--- START Data excerpt ---

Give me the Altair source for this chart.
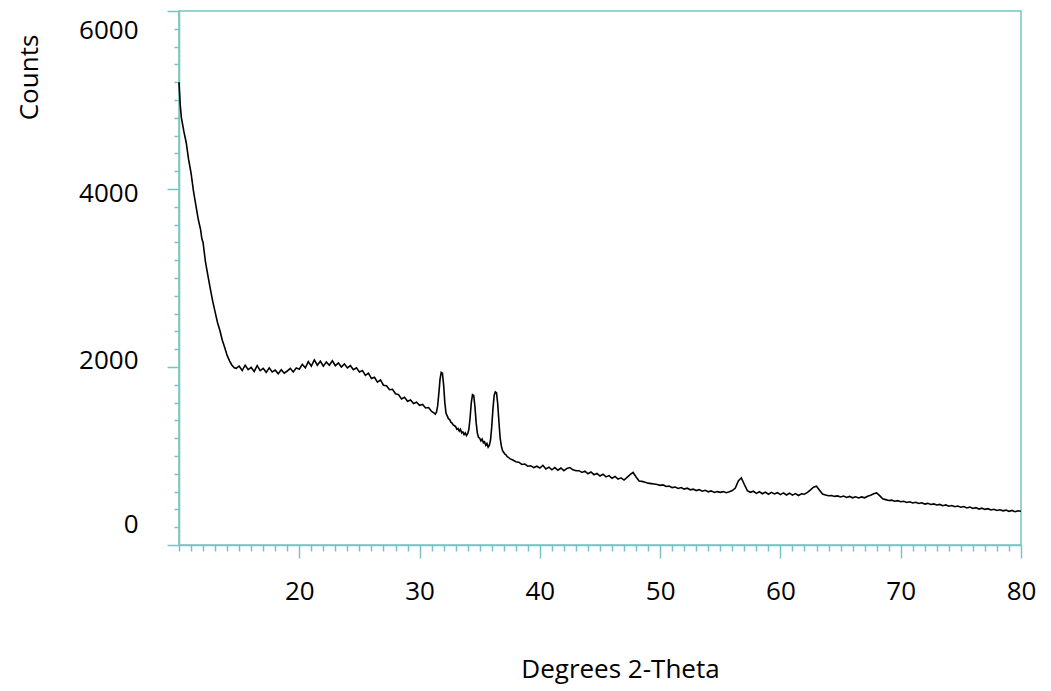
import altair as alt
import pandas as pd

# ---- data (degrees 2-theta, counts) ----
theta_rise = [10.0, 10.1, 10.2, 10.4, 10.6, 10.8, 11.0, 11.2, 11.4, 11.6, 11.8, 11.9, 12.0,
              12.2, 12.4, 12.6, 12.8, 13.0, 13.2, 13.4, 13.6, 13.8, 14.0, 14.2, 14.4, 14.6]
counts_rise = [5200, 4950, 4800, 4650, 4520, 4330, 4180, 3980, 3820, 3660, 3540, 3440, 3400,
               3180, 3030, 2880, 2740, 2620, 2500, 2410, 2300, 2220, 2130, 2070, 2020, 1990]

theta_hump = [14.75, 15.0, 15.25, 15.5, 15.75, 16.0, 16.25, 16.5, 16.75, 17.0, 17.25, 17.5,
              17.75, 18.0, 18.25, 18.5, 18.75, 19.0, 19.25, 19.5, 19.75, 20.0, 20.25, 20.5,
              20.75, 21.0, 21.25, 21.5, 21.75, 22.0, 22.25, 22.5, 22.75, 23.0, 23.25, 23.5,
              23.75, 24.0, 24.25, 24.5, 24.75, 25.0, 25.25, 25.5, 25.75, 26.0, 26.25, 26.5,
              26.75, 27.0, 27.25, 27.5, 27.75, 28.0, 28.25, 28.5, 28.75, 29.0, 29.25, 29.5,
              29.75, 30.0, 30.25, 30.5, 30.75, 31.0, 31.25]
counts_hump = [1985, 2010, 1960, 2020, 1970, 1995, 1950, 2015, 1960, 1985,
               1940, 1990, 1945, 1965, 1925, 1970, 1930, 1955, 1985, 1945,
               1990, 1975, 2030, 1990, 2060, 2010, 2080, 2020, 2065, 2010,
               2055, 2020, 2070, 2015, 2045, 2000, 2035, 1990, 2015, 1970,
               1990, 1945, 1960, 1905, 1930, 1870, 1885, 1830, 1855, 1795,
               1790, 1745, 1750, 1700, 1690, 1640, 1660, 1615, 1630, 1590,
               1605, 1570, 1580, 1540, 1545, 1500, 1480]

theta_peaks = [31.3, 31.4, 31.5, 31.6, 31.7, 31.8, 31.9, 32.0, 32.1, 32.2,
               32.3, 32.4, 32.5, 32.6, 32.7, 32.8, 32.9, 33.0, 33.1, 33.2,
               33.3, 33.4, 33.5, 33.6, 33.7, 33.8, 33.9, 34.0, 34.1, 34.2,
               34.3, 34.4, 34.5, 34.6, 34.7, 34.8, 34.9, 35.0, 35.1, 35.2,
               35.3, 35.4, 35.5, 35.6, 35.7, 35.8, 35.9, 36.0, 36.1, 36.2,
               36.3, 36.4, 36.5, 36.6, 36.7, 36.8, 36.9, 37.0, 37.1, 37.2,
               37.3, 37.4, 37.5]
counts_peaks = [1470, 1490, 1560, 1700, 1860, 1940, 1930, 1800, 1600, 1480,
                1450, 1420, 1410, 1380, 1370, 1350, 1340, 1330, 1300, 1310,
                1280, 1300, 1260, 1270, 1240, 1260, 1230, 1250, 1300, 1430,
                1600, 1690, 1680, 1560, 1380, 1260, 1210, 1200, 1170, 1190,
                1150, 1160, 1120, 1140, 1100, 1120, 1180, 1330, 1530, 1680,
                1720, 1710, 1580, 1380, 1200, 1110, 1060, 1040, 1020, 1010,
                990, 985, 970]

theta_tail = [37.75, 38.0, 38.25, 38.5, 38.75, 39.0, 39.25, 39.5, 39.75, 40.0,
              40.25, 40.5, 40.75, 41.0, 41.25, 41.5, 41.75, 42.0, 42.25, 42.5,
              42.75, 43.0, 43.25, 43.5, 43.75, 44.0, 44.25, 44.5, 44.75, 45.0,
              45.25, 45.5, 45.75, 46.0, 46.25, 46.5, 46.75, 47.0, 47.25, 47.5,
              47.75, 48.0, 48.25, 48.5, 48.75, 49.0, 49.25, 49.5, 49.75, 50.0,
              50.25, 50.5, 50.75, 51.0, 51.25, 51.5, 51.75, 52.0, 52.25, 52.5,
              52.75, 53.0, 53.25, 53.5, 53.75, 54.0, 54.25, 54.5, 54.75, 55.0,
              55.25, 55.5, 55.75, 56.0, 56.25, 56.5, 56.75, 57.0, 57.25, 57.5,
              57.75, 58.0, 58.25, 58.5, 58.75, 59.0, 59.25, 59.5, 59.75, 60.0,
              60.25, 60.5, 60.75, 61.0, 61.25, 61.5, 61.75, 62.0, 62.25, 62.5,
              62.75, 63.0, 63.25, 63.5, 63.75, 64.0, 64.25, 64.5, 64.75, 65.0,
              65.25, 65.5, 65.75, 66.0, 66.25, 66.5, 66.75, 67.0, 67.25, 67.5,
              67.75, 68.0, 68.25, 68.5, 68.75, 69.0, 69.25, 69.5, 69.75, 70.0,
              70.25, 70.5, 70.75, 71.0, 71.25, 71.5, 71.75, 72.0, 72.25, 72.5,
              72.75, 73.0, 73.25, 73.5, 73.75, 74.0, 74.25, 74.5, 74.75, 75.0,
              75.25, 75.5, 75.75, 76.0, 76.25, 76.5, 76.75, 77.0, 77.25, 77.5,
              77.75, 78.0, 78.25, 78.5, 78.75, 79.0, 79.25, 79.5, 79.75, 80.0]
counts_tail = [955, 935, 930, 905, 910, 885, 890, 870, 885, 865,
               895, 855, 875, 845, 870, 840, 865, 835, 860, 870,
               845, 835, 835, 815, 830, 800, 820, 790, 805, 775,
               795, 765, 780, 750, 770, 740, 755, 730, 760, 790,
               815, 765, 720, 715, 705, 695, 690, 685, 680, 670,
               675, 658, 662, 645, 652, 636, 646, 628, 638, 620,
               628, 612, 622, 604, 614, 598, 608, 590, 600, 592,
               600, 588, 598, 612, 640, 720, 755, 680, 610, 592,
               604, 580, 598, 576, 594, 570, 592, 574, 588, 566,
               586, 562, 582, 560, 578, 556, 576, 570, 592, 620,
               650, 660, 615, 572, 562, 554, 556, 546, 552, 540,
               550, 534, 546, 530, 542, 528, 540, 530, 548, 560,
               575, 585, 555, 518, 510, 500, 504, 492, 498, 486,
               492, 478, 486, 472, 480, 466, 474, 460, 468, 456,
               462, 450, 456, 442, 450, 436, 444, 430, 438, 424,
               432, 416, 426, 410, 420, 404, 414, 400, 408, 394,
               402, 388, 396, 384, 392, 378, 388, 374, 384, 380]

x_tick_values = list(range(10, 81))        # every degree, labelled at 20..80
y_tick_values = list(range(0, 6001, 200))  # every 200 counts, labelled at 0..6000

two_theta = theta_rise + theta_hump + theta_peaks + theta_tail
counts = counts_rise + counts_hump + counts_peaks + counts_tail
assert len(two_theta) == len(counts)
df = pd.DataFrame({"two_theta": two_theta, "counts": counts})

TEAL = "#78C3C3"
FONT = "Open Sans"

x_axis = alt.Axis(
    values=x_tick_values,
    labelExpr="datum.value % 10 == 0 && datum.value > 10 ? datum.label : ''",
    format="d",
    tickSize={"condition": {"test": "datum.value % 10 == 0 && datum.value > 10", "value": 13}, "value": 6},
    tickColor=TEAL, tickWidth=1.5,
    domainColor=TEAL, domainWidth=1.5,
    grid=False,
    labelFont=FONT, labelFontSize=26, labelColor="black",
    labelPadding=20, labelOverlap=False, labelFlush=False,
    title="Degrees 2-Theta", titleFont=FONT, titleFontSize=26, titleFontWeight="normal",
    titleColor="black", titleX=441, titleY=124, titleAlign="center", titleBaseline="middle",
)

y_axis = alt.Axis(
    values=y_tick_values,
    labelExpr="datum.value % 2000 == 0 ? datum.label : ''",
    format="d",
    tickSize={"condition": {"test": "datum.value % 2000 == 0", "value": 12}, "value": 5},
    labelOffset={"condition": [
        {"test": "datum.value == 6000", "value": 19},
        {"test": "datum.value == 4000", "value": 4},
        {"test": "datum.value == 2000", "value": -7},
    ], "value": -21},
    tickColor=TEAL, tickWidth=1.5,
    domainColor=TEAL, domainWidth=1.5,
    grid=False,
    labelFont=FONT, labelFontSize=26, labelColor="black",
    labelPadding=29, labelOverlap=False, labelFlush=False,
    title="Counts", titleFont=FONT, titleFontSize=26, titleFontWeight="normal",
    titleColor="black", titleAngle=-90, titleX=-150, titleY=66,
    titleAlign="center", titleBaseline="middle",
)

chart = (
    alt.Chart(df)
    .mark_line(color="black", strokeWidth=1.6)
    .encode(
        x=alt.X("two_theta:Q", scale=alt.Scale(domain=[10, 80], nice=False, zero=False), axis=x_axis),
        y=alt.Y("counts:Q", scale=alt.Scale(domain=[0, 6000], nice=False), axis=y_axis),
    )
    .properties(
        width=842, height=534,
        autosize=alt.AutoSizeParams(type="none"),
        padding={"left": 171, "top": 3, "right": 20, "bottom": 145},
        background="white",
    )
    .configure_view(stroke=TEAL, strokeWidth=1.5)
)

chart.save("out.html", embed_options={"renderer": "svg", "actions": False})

--- END Data excerpt ---

Requirements — Everything from the first line of the listing above through the line that contains "1605, 1570, 1580, 1540, 1545, 1500, 1480]" is to be restated word for word, minus the pictures.

Full response —
Give me the Altair source for this chart.
import altair as alt
import pandas as pd

# ---- data (degrees 2-theta, counts) ----
theta_rise = [10.0, 10.1, 10.2, 10.4, 10.6, 10.8, 11.0, 11.2, 11.4, 11.6, 11.8, 11.9, 12.0,
              12.2, 12.4, 12.6, 12.8, 13.0, 13.2, 13.4, 13.6, 13.8, 14.0, 14.2, 14.4, 14.6]
counts_rise = [5200, 4950, 4800, 4650, 4520, 4330, 4180, 3980, 3820, 3660, 3540, 3440, 3400,
               3180, 3030, 2880, 2740, 2620, 2500, 2410, 2300, 2220, 2130, 2070, 2020, 1990]

theta_hump = [14.75, 15.0, 15.25, 15.5, 15.75, 16.0, 16.25, 16.5, 16.75, 17.0, 17.25, 17.5,
              17.75, 18.0, 18.25, 18.5, 18.75, 19.0, 19.25, 19.5, 19.75, 20.0, 20.25, 20.5,
              20.75, 21.0, 21.25, 21.5, 21.75, 22.0, 22.25, 22.5, 22.75, 23.0, 23.25, 23.5,
              23.75, 24.0, 24.25, 24.5, 24.75, 25.0, 25.25, 25.5, 25.75, 26.0, 26.25, 26.5,
              26.75, 27.0, 27.25, 27.5, 27.75, 28.0, 28.25, 28.5, 28.75, 29.0, 29.25, 29.5,
              29.75, 30.0, 30.25, 30.5, 30.75, 31.0, 31.25]
counts_hump = [1985, 2010, 1960, 2020, 1970, 1995, 1950, 2015, 1960, 1985,
               1940, 1990, 1945, 1965, 1925, 1970, 1930, 1955, 1985, 1945,
               1990, 1975, 2030, 1990, 2060, 2010, 2080, 2020, 2065, 2010,
               2055, 2020, 2070, 2015, 2045, 2000, 2035, 1990, 2015, 1970,
               1990, 1945, 1960, 1905, 1930, 1870, 1885, 1830, 1855, 1795,
               1790, 1745, 1750, 1700, 1690, 1640, 1660, 1615, 1630, 1590,
               1605, 1570, 1580, 1540, 1545, 1500, 1480]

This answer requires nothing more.